The Times returned fire Thursday, saying it had reviewed a network
videotape of the Great Scanner Scandal and that Bush "was clearly
impressed" by the garden-variety gadget.
Not so, says Newsweek, which screened the tape and declared that "Bush acts curious and polite, but hardly amazed."
It was a fresh demonstration of how a single, hazy anecdote -- Jimmy
Carter's "killer rabbit" comes to mind -- can suddenly become larger
than life when it seems to match the public perception of a prominent
figure.
White House spokesman Marlin Fitzwater called the story "totally
media-manufactured," saying Bush had actually been impressed by more
advanced scanner technology. "In hindsight, I probably should've done a
better job of saying how new some of this stuff was," McDonald says.
Time magazine's Michael Duffy, another pool member, called the
incident "completely insignificant as a news event. It was prosaic,
polite talk, and Bush is expert at that. If anything, he was bored."
Some newspapers admitted that the Bush and the scanner anecdote was
bogus. On February 21, in the Tampa Tribune, the story was "Scanner
caper an amazing exaggeration:"
It turns out the supermarket scanner that drew
President Bush's attention at a grocers' convention recently really did
have some unusual features.
It can read labels - the so-called universal product codes - that are ripped up and jumbled.
That is apparently what prompted Bush to tell the National Grocers
Association in Orlando Feb. 4 he was "amazed'' by the technology.
It was widely reported that Bush was surprised to see an ordinary
supermarket scanner. Columnists and cartoonists seized upon the report
as evidence that Bush was out of touch with everyday life after 11
years ensconced in government mansions.
"The whole thing is ludicrous,'" Bob Graham, an NCR Corp. systems
analyst who showed Bush the scanner, said in a telephone interview from
Pleasanton, Calif. "What he was amazed about was the ability of the
scanner to take that torn label and reassemble it."
The Tampa Tribune went on to report that "Charles Osgood, the CBS
radio correspondent, offered a mea culpa in his daily broadcast
Tuesday. 'Fair is fair, and especially since I joined the herd last
week and took the occasion to pontificate about how unfortunate it is
that we isolate our presidents so much,' said Osgood. The scanner Bush
saw 'is amazing, and what it does is really something.'"

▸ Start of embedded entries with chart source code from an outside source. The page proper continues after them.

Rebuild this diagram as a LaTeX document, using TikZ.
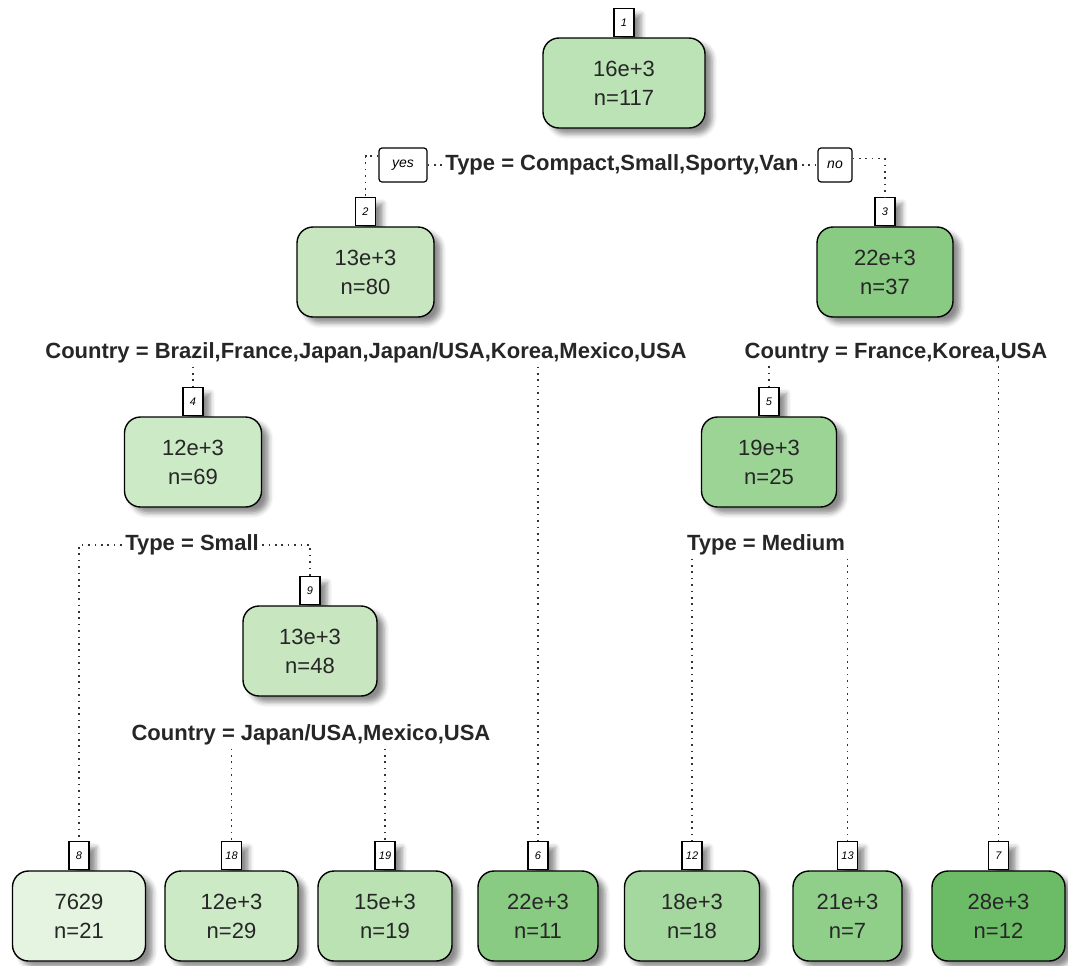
\documentclass[tikz,border=0pt]{standalone}
\usepackage{fontspec}
\setmainfont{Liberation Sans}
\usetikzlibrary{shadows.blur}
\pgfdeclarelayer{back}
\pgfsetlayers{back,main}

% fill colours of the fitted values, light to dark
\definecolor{g7629}{HTML}{E5F4E0}
\definecolor{g12}{HTML}{CDEAC7}
\definecolor{g13}{HTML}{C8E7C1}
\definecolor{g15}{HTML}{BAE2B3}
\definecolor{g16}{HTML}{BCE3B6}
\definecolor{g18}{HTML}{A4D89E}
\definecolor{g19}{HTML}{9CD496}
\definecolor{g21}{HTML}{90CF8A}
\definecolor{g22}{HTML}{89CB83}
\definecolor{g28}{HTML}{6CBC67}

\begin{document}
\begin{tikzpicture}[x=0.5pt,y=-0.5pt,
  shade/.style={blur shadow={shadow xshift=3.5pt, shadow yshift=-3pt,
      shadow blur radius=2.5pt, shadow opacity=45}},
  leaf/.style={draw=black, line width=0.7pt, rounded corners=8pt,
      minimum height=45pt, align=center, inner sep=0pt, text=black!85,
      font=\fontsize{11}{14.5}\selectfont, shade},
  num/.style={draw=black, line width=0.6pt, fill=white, anchor=south,
      minimum width=10pt, minimum height=14pt, inner sep=0pt,
      font=\fontsize{5.5}{6}\selectfont\itshape, shade},
  yesno/.style={draw=black, line width=0.6pt, fill=white, rounded corners=1.5pt,
      minimum height=17pt, inner xsep=3pt, font=\fontsize{7}{8}\selectfont\itshape},
  split/.style={font=\bfseries\fontsize{11}{13}\selectfont, inner sep=1.5pt, text=black!85},
  dotline/.style={line width=0.8pt, dash pattern=on 0.8pt off 2.4pt, black!80},
]
\useasboundingbox (0,0) rectangle (1068,965);

% tree nodes: fitted value and count
\node[leaf, fill=g16,   minimum width=81pt]   (b1)  at (624,83)    {16e+3\\n=117};
\node[leaf, fill=g13,   minimum width=68.5pt] (b2)  at (365.5,272) {13e+3\\n=80};
\node[leaf, fill=g22,   minimum width=68pt]   (b3)  at (885,272)   {22e+3\\n=37};
\node[leaf, fill=g12,   minimum width=68.5pt] (b4)  at (193,462)   {12e+3\\n=69};
\node[leaf, fill=g19,   minimum width=67.5pt] (b5)  at (769,462)   {19e+3\\n=25};
\node[leaf, fill=g13,   minimum width=67pt]   (b9)  at (310,651)   {13e+3\\n=48};
\node[leaf, fill=g7629, minimum width=66.5pt] (b8)  at (79,916)    {7629\\n=21};
\node[leaf, fill=g12,   minimum width=66.5pt] (b18) at (231.5,916) {12e+3\\n=29};
\node[leaf, fill=g15,   minimum width=67pt]   (b19) at (385,916)   {15e+3\\n=19};
\node[leaf, fill=g22,   minimum width=60pt]   (b6)  at (538,916)   {22e+3\\n=11};
\node[leaf, fill=g18,   minimum width=67.5pt] (b12) at (692,916)   {18e+3\\n=18};
\node[leaf, fill=g21,   minimum width=54.5pt] (b13) at (847.5,916) {21e+3\\n=7};
\node[leaf, fill=g28,   minimum width=66.5pt] (b7)  at (998.5,916) {28e+3\\n=12};

% node numbers on top of each box
\begin{pgfonlayer}{back}
\foreach \n in {1,2,3,4,5,9,8,18,19,6,12,13,7}
  \node[num] (l\n) at (b\n.north) {\n};
\end{pgfonlayer}

% split labels
\node[split] (s1) at (622,165) {Type = Compact,Small,Sporty,Van};
\node[yesno, minimum width=24pt] (yes) at (403,165) {yes};
\node[yesno, minimum width=17pt] (no)  at (835,165) {no};
\node[split] (s2) at (366,353) {Country = Brazil,France,Japan,Japan/USA,Korea,Mexico,USA};
\node[split] (s3) at (896,353) {Country = France,Korea,USA};
\node[split] (s4) at (192,545) {Type = Small};
\node[split] (s6) at (766,545) {Type = Medium};
\node[split] (s5) at (311,735) {Country = Japan/USA,Mexico,USA};

% dotted branches
\draw[dotline] (yes.160) -| (l2.north);
\draw[dotline] (no.20) -| (l3.north);
\draw[dotline] (yes.east) -- (s1.west);
\draw[dotline] (s1.east) -- (no.west);
\draw[dotline] (s2.south -| l4.north) -- (l4.north);
\draw[dotline] (s2.south -| l6.north) -- (l6.north);
\draw[dotline] (s3.south -| l5.north) -- (l5.north);
\draw[dotline] (s3.south -| l7.north) -- (l7.north);
\draw[dotline] (s4.west) -| (l8.north);
\draw[dotline] (s4.east) -| (l9.north);
\draw[dotline] (s6.south -| l12.north) -- (l12.north);
\draw[dotline] (s6.south -| l13.north) -- (l13.north);
\draw[dotline] (s5.south -| l18.north) -- (l18.north);
\draw[dotline] (s5.south -| l19.north) -- (l19.north);
\end{tikzpicture}
\end{document}
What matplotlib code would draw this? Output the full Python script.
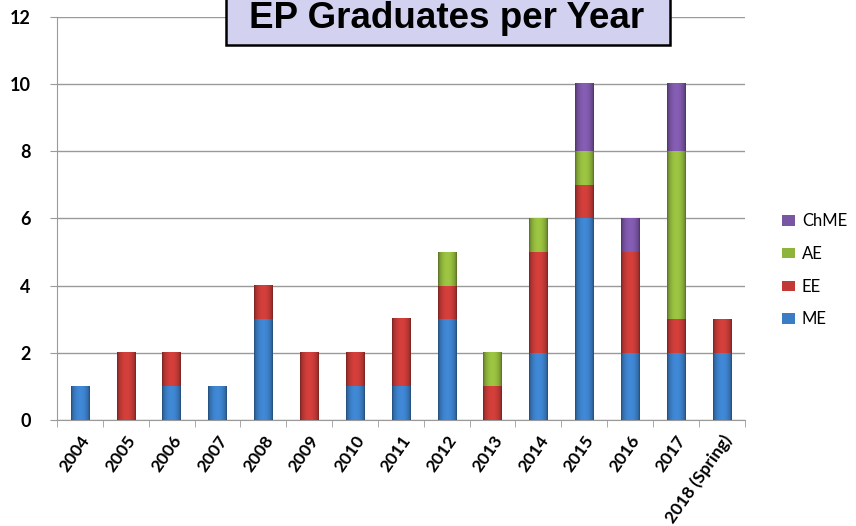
import numpy as np
import matplotlib
matplotlib.use("Agg")
import matplotlib.pyplot as plt
from matplotlib.colors import to_rgb
from matplotlib.patches import Rectangle

years = ["2004", "2005", "2006", "2007", "2008", "2009", "2010", "2011",
         "2012", "2013", "2014", "2015", "2016", "2017", "2018 (Spring)"]
me   = [1, 0, 1, 1, 3, 0, 1, 1, 3, 0, 2, 6, 2, 2, 2]
ee   = [0, 2, 1, 0, 1, 2, 1, 2, 1, 1, 3, 1, 3, 1, 1]
ae   = [0, 0, 0, 0, 0, 0, 0, 0, 1, 1, 1, 1, 0, 5, 0]
chme = [0, 0, 0, 0, 0, 0, 0, 0, 0, 0, 0, 2, 1, 2, 0]
yticks = [0, 2, 4, 6, 8, 10, 12]

series = [("ME", me, "#3b7dc4"), ("EE", ee, "#c23a36"),
          ("AE", ae, "#8fb43c"), ("ChME", chme, "#7a55a4")]

plt.rcParams["font.family"] = ["Lato", "DejaVu Sans"]

fig = plt.figure(figsize=(8.56, 5.26), dpi=100)
ax = fig.add_axes([0.0666, 0.2015, 0.8034, 0.7665])

x = np.arange(len(years))
bottom = np.zeros(len(years))
handles = []


def shade(color):
    # horizontal gradient: dark edges, lighter middle
    base = np.array(to_rgb(color))
    t = np.linspace(0, 1, 64)
    f = 0.55 + 0.55 * np.sin(np.pi * t) ** 0.5
    cols = np.clip(base[None, :] * f[:, None], 0, 1)
    return cols[None, :, :]


for name, vals, col in series:
    vals = np.array(vals, dtype=float)
    bars = ax.bar(x, vals, width=0.4, bottom=bottom, color=col,
                  edgecolor="none", label=name, zorder=2)
    grad = shade(col)
    for p in bars.patches:
        if p.get_height() <= 0:
            continue
        x0, y0 = p.get_x(), p.get_y()
        ax.imshow(grad, extent=[x0, x0 + p.get_width(), y0, y0 + p.get_height()],
                  aspect="auto", interpolation="bilinear", zorder=3)
    handles.append(bars)
    bottom += vals

ax.set_xlim(-0.5, len(years) - 0.5)
ax.set_ylim(0, 12)
ax.set_yticks(yticks)
ax.set_yticklabels([str(v) for v in yticks], fontsize=13, fontweight="bold")
ax.yaxis.grid(True, color="#9a9a9a", linewidth=1.0, zorder=0)
ax.set_axisbelow(True)

ax.set_xticks(x)
ax.set_xticklabels(years, rotation=55, ha="right", va="top",
                   rotation_mode="anchor", fontsize=12.5, fontweight="bold")
ax.tick_params(axis="x", length=0, pad=9)
ax.set_xticks(np.arange(len(years) + 1) - 0.5, minor=True)
ax.tick_params(axis="x", which="minor", length=5, color="#9a9a9a", direction="out")
ax.tick_params(axis="y", length=5, color="#9a9a9a", pad=14)

for s in ["top", "right"]:
    ax.spines[s].set_visible(False)
ax.spines["left"].set_color("#9a9a9a")
ax.spines["bottom"].set_color("#9a9a9a")

leg = fig.legend(handles=handles[::-1], labels=[h.get_label() for h in handles[::-1]],
                 loc="center left", bbox_to_anchor=(0.896, 0.486), frameon=False,
                 fontsize=12, handlelength=0.8, handleheight=0.6,
                 labelspacing=1.0, handletextpad=0.4)

# Title box
fig.patches.append(Rectangle((226 / 856, 1 - 45 / 526), 444 / 856, 60 / 526,
                             transform=fig.transFigure, facecolor="#d2d2f0",
                             edgecolor="black", linewidth=1.8, zorder=5))
fig.text(447 / 856, 1 - 19 / 526, "EP Graduates per Year", ha="center", va="center",
         fontsize=26.5, fontweight="bold", family="Liberation Sans", zorder=6)

fig.savefig("out.png", dpi=100)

In the Greensboro News & Record, the story was "Ease Up - Bush
Was Right." The Chicago Tribune wrote: Media learn an amazing fact:
Reality." At the St. Petersburg Times, the conclusion was "President
isn't that out of touch after all."
Still, all these years later CNN's Yellin keeps the fable in circulation. Maybe she believes it herself. After all, it sounds like a mistake one of those elitist Republicans would make.